The third-party Github Actions packages can save time from your bioinformatics and development team. THere are a lot of actions available for many tasks. In the figure above we have a action that automates the process of creating a release in github with a new version tag.

• Watch out for any credentials and sensible information written in your CID/CD pipeline code. It is a huge security issue for your organization. You may find many alternatives such as Github Secrets or for outside tools actions to use the security best practices. In our CI pipeline we hide all sensible information that could be exposed in the code.

In our example above for writing in our S3 buckets, we found out the package aws-actions/configure-aws-credentials, which encapsulates all the commands for enabling the AWS security policies.

The use of Github Secrets can help you automate your CI/CD script to make it generic and hide any sensible information in the code.

• Finally, we use some python packages for helping us in handling our related WDL tasks such as wdl-packager (Package a WDL and its imports into a zip file) and mini-wdl lint comands.

Study Case: VarsTests

In 2023, our QA team came with a continuous pain in their pipeline test process. Many releases were published every week, and for each one , they had to run the updated bioinformatics pipelines with the validations samples in order to verify the results (test the reproducibility and precision and recall metrics) and the analysis application to check if any errors could emerge from the pipeline outputs.

Our biodevops team came to rescue, and brought a solution to them in order to help them in automating this process. That comes Vars-Tests.

The job to be done: A simple tool for automating the process of running our pipelines with specific versions along with the validation samples required for each one.

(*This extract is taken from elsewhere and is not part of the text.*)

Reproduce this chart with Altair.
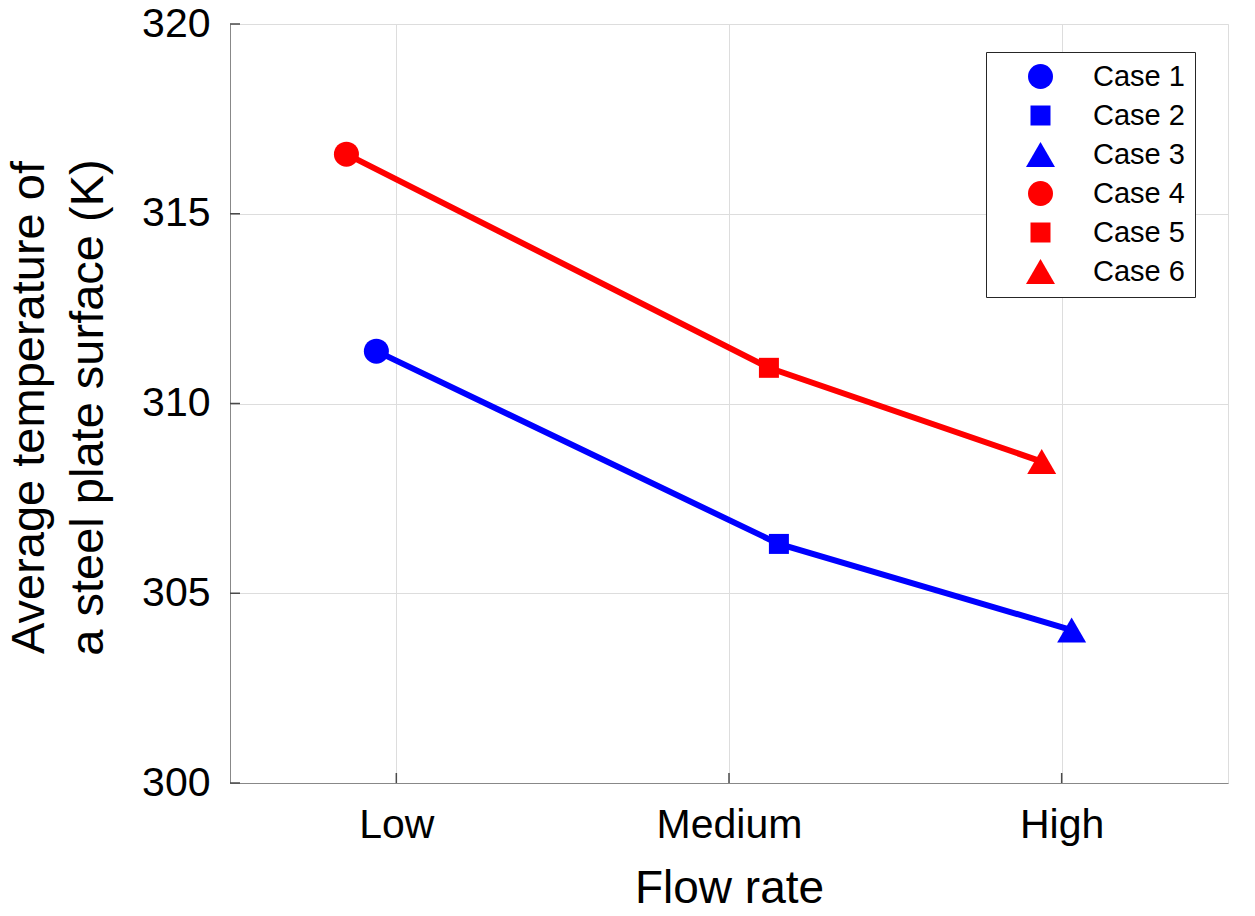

The tool came to life in a couple of sprints, and the QA team, using the Github interface, could select the pipeline, the release tag and run the pipeline as a Github action. It saved many hours from our team, who before needed to run all theses steps manually.

It also shows how we can use low-code strategies to create a simple interface and solve the problem without have to design, develop a complete web application.

Github Inputs helped our team to develop a simple input form interface in Github so the QA team could select all the parameters needed to start the pipeline release automatically.

Any errors have happened during the testing process, the action would fail and notify the QA team for further investigation.

The main script is basic a series of Github Actions commands that follows all the steps required for setup the environment, the target environment, the pipeline code and run the pipeline tests.

Conclusions

In this post I presented the challenges and recommendations to put the CI/CD tools in our bioinformatics development process. By using Github Actions and automation tools we could reduce time from the pipeline creation to production deployment. Many benefits emerged from our approach: S3 integration, versioning, convenience for our bioinformatics team (the whole process is now automated with a simple PR merged in Github repository), improved feasibility to synchronize bioinformatics development with our Application Development, reduced risk of human error when generating releases and finally the easy access to workflows from within the AWS environment — a bioinformatician does not need to worry about cloning a repository from within an instance or sending files to S3: Just download directly from the bucket.

Acknowledgment

This project came to life on 2022/2023 at one of our internal workshops. The idea grew up and stood up as potential solution in 2023 when our bioinformatics teams took the challenge to study and put theses tools in action. I would like to thank all the Varsomics bioinformatics team, with special mention to Giovanna Bloise, Filipe Dezordi and Gabriel Hideki. These guys took a further step by using the CI/CD workshops and tutorials, to build our CI/CD for bioinformatics pipelines releases workflows.

Thanks also for our Varsomics product and QA team also who came with many ideas and suggestions for our Vars-Tests.